Fluorination in Core-Only Calamitic Liquid Crystals: How Many and Where Should They Go?

Abstract

Introducing fluorine as a lateral substituent within the conjugated cores of conventional, side-chain bearing calamitic liquid crystals has been shown to provide either enhanced or detrimental effects on mesomorphic properties depending on the number and substitution location of the fluorine atom(s) within the mesogenic core. The slightly larger size of fluorine compared to hydrogen combined with its vastly differing electronic properties serve to control molecular packing during mesophase formation that can contribute to stabilizing or selecting for a certain mesophase type, induce new, higher ordered smectic mesophases, or reduce/suppress mesomorphism outright if it is an unfavorable location. Reported here is the systematic investigation of using fluorine as lateral substituents within a core-only (or side-chain free) calamitic structure, where each (hetero)aromatic ring is sequentially fluorinated (partially and/or fully) to see the resulting impact that these groups have on observed properties, such as phase transition temperatures, types of mesophases, and electrooptical behaviour. A comparative analysis was conducted to rationalize resulting trends in mesomorphism, and are based on polarized optical microscopy, thermal analysis, variable temperature powder XRD, single crystal structures, and predictions of geometric/electronic/energetic properties obtained from computational calculations (DFT).

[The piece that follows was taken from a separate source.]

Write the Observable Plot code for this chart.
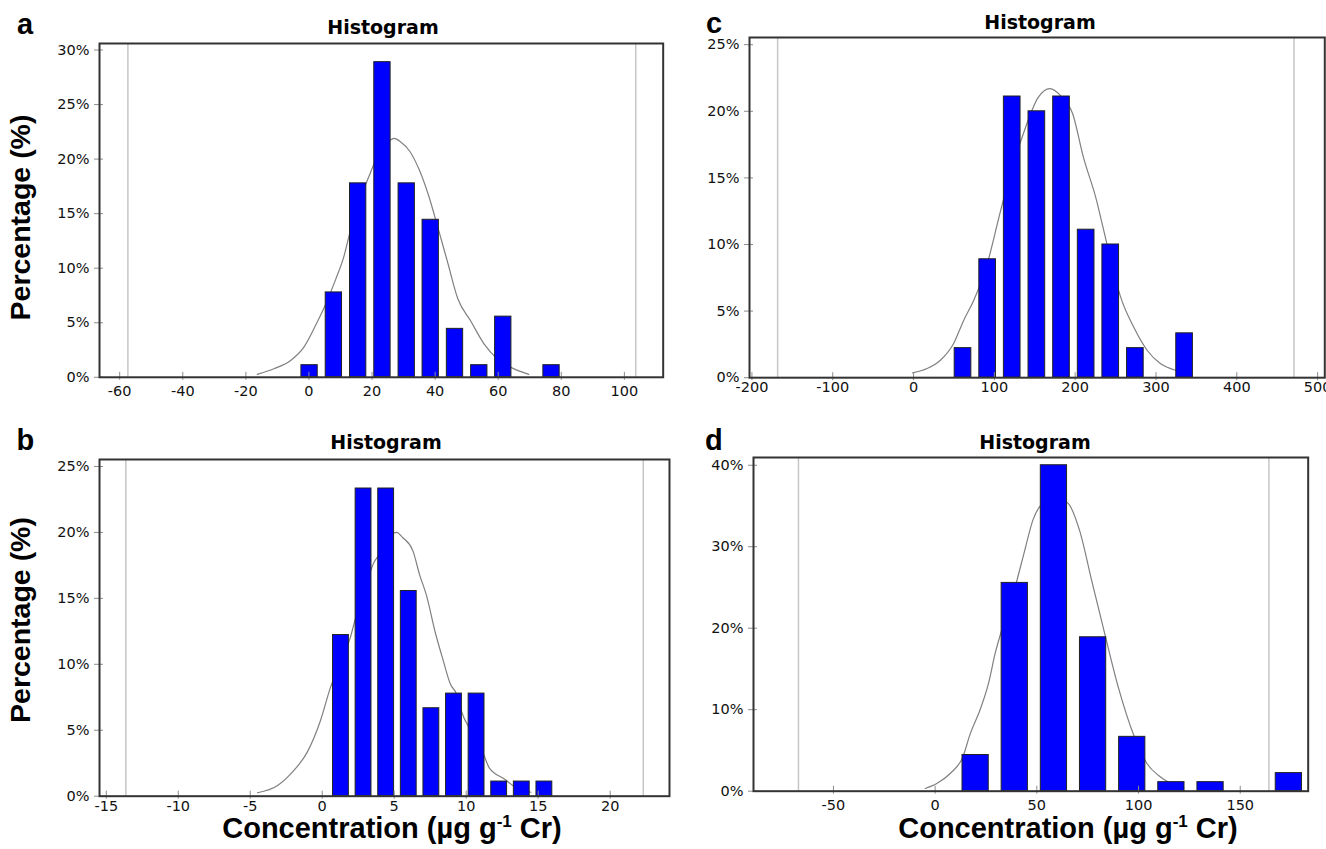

The absorption/emission properties of these all-aromatic structures in solution and the solid-state are also reported to determine the effect that fluorine substitution has on the frontier orbitals involved in these processes. Included are variable temperature fluorescence experiments to examine how fluorescence changes with temperature and within different (meso)phases. Reported are the lowest transition temperatures for core-only calamitic liquid crystals with a crystallization temperature of 130 ºC and a clearing temperature of 214 ºC, both of which are suitable for device fabrication.